EXERCISE TASK: Retype word for word the first line of the listing and each line after it up to the line with "import plotly.graph_objects as go", with the pictures taken out.
····················
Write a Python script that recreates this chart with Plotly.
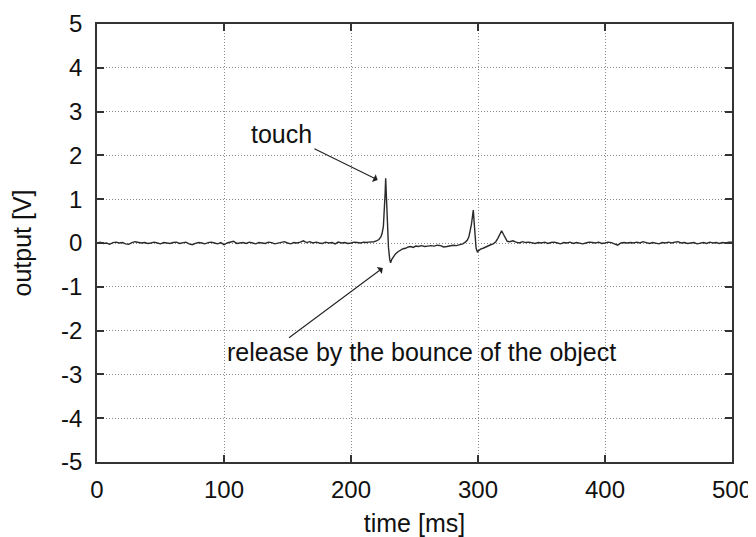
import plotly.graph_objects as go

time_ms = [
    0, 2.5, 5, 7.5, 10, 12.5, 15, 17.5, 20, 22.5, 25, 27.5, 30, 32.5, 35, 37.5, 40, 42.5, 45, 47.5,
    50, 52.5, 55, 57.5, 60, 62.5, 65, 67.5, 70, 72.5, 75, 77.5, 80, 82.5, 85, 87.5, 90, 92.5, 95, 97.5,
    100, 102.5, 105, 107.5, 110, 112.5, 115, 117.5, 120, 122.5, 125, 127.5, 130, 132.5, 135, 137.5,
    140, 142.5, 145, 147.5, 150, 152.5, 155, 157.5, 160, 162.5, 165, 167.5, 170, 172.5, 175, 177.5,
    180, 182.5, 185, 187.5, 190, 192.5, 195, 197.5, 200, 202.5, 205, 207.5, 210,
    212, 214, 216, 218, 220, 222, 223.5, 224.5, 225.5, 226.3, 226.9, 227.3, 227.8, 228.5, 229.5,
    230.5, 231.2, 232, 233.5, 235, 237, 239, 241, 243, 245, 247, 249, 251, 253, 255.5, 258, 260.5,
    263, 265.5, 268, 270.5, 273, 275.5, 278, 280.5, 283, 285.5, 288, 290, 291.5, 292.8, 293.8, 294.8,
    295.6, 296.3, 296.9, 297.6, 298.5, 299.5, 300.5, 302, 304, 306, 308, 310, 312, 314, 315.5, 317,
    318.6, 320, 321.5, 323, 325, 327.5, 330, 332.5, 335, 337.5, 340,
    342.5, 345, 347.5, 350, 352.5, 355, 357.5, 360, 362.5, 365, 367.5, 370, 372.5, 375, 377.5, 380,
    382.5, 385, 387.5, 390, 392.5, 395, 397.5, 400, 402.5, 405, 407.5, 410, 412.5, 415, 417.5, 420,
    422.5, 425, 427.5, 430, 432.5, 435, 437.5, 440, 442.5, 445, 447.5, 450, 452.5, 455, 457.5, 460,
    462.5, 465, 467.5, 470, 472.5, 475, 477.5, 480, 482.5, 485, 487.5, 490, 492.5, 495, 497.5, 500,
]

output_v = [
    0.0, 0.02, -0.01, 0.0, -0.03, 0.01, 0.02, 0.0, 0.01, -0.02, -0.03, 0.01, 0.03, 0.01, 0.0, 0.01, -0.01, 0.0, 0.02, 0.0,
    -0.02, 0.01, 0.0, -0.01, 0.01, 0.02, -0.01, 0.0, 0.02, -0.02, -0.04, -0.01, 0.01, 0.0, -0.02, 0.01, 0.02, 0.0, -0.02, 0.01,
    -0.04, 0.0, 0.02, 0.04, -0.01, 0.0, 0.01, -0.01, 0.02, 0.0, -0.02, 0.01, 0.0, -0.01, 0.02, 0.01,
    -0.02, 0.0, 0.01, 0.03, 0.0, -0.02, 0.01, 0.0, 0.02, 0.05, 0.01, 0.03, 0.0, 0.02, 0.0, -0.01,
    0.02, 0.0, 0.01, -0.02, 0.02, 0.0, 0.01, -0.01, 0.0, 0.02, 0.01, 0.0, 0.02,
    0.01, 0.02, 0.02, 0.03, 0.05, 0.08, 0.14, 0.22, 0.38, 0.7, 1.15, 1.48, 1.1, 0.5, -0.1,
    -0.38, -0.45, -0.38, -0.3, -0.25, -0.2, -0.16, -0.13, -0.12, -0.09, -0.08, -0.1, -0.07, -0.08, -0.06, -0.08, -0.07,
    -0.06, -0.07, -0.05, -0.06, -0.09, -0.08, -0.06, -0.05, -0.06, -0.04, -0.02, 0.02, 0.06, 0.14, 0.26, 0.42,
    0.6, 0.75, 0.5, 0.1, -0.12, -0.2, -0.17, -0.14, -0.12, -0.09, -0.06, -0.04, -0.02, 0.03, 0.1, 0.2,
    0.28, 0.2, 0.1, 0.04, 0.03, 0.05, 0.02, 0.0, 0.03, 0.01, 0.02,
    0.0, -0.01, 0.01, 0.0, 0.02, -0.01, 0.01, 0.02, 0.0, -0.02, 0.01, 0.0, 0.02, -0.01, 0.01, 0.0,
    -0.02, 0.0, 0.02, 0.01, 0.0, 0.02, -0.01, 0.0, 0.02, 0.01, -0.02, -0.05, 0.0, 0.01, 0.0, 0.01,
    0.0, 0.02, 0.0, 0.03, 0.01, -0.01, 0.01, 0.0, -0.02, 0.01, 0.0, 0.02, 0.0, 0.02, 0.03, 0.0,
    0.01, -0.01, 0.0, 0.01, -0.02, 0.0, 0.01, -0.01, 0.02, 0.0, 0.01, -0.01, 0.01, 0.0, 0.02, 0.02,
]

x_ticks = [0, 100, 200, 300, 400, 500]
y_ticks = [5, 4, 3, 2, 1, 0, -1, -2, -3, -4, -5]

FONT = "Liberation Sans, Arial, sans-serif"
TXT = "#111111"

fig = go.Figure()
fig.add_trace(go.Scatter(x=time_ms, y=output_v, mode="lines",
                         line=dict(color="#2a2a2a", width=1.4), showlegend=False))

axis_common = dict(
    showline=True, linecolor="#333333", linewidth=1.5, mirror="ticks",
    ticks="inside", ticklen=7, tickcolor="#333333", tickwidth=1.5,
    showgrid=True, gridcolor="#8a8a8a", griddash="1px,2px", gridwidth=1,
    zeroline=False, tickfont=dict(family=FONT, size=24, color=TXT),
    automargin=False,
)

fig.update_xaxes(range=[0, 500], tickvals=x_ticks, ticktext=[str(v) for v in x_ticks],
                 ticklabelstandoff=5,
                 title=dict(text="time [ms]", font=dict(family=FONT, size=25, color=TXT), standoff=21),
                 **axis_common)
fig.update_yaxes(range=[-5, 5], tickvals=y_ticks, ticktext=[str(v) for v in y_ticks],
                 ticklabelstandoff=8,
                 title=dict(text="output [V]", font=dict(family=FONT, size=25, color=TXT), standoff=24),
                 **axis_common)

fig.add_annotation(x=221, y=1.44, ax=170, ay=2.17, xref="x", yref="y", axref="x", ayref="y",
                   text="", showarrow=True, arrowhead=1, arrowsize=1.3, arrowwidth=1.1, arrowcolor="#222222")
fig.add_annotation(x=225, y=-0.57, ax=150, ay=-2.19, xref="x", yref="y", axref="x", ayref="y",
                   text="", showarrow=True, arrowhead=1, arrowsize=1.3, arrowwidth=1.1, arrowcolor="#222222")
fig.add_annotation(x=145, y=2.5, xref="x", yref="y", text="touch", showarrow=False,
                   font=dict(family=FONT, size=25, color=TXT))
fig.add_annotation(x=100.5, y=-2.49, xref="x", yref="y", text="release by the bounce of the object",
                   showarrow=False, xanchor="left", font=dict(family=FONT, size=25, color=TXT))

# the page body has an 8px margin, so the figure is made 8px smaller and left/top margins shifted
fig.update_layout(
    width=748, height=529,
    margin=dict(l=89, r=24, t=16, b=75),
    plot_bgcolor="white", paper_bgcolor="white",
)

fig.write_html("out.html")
····················
OUTPUT BELOW:
Write a Python script that recreates this chart with Plotly.
import plotly.graph_objects as go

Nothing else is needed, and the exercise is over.